| What you will do |
Starting at the first line of the listing below, repeat each line exactly until the line containing "tfmin_lo = [0.415, 0.425, 0.44, 0.45, 0.465, 0.48, 0.49, 0.505]", which you include. Leave out pictures.
======== Available data ========
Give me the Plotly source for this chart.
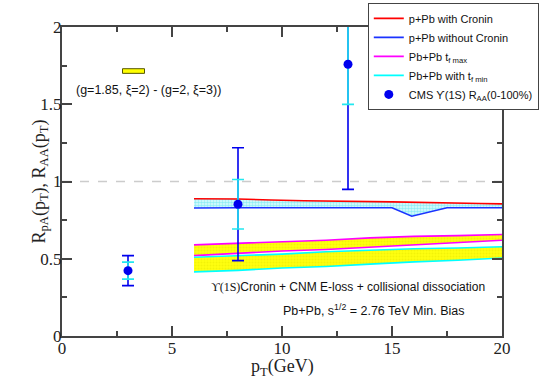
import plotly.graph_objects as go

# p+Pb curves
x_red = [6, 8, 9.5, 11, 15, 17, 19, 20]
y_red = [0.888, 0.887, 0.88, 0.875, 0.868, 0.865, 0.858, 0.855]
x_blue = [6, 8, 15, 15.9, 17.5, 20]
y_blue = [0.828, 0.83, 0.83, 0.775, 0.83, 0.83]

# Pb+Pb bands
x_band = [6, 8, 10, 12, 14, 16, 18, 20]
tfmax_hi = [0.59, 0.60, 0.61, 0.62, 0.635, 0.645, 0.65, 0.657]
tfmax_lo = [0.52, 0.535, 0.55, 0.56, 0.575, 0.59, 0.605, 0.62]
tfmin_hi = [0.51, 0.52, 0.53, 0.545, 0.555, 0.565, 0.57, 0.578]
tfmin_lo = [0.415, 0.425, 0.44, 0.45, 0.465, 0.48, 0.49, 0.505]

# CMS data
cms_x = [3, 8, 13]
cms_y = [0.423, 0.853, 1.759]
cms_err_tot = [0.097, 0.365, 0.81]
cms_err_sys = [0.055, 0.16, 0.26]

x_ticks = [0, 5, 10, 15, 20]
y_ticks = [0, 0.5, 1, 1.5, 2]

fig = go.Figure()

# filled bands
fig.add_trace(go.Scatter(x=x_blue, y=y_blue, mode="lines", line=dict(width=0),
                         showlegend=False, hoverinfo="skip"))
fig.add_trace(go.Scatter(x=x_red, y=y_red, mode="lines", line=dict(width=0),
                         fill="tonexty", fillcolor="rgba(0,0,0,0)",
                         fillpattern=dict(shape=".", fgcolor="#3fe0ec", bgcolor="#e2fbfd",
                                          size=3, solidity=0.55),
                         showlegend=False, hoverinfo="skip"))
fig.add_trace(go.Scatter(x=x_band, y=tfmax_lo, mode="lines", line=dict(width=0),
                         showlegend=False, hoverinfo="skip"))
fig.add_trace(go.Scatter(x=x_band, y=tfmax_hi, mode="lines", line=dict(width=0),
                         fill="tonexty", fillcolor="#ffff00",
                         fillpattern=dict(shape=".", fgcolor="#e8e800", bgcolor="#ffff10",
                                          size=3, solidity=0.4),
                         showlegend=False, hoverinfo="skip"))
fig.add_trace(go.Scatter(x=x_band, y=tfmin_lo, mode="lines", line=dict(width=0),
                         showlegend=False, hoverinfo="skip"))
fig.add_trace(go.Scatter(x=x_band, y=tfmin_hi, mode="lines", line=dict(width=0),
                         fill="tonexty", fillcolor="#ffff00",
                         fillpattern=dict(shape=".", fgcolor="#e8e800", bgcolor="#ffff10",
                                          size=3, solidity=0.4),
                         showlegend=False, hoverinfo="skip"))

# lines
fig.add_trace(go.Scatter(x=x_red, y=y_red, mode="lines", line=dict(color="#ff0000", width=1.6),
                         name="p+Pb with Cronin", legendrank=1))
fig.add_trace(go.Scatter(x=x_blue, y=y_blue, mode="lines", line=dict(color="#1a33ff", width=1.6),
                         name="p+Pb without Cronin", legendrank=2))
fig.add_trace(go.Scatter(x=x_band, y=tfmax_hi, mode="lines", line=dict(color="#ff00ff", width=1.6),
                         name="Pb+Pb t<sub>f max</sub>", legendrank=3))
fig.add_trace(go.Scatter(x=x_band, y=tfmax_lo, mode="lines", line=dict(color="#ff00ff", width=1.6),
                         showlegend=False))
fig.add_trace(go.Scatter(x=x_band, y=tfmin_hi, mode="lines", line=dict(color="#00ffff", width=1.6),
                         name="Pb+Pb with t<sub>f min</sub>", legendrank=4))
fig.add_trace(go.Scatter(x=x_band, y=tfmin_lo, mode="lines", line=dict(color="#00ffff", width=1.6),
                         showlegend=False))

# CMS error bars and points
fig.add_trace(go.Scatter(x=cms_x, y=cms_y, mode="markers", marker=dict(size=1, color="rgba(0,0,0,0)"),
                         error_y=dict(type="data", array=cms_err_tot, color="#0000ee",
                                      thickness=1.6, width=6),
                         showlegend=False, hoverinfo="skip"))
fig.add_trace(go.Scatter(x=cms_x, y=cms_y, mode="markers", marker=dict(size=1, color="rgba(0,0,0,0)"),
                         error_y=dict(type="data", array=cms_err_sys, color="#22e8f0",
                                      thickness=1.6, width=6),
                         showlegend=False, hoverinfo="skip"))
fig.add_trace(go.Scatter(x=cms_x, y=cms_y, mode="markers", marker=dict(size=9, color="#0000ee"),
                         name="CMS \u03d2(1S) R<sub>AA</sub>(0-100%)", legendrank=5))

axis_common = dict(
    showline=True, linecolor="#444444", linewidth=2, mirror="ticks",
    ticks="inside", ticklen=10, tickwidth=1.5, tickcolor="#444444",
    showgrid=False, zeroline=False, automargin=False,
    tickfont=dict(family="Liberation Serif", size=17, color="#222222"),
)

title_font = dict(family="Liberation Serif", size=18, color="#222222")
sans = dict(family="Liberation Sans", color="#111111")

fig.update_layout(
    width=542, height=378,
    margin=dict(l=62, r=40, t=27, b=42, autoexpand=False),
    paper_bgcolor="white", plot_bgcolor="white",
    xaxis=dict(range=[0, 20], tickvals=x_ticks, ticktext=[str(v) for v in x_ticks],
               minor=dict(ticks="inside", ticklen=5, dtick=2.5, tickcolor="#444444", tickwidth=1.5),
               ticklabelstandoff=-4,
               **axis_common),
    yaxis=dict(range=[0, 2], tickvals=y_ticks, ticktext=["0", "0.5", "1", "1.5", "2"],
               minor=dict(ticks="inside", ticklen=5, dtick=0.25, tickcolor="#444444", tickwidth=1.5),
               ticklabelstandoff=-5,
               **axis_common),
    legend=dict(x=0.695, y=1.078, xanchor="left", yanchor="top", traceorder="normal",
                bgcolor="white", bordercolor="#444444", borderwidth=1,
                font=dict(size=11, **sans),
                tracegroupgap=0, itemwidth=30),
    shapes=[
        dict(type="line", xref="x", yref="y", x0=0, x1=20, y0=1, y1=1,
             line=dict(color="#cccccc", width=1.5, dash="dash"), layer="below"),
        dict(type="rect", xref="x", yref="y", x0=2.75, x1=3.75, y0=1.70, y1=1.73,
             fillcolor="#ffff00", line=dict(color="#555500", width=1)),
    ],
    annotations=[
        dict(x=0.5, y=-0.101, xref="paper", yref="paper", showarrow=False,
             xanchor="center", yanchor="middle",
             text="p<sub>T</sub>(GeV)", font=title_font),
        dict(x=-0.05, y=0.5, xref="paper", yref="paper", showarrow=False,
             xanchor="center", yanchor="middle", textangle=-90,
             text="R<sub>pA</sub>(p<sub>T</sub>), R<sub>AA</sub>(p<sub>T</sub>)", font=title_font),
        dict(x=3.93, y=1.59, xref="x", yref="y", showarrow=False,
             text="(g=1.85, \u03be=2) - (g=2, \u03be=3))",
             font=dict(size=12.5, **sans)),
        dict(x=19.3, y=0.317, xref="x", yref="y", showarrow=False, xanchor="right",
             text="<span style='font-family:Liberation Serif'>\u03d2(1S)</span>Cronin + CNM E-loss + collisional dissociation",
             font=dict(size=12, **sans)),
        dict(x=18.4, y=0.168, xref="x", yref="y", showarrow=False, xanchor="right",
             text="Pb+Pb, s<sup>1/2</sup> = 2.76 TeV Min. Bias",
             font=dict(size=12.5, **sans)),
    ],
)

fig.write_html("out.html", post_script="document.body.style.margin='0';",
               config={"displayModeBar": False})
========
| Response for this exercise |
Give me the Plotly source for this chart.
import plotly.graph_objects as go

# p+Pb curves
x_red = [6, 8, 9.5, 11, 15, 17, 19, 20]
y_red = [0.888, 0.887, 0.88, 0.875, 0.868, 0.865, 0.858, 0.855]
x_blue = [6, 8, 15, 15.9, 17.5, 20]
y_blue = [0.828, 0.83, 0.83, 0.775, 0.83, 0.83]

# Pb+Pb bands
x_band = [6, 8, 10, 12, 14, 16, 18, 20]
tfmax_hi = [0.59, 0.60, 0.61, 0.62, 0.635, 0.645, 0.65, 0.657]
tfmax_lo = [0.52, 0.535, 0.55, 0.56, 0.575, 0.59, 0.605, 0.62]
tfmin_hi = [0.51, 0.52, 0.53, 0.545, 0.555, 0.565, 0.57, 0.578]
tfmin_lo = [0.415, 0.425, 0.44, 0.45, 0.465, 0.48, 0.49, 0.505]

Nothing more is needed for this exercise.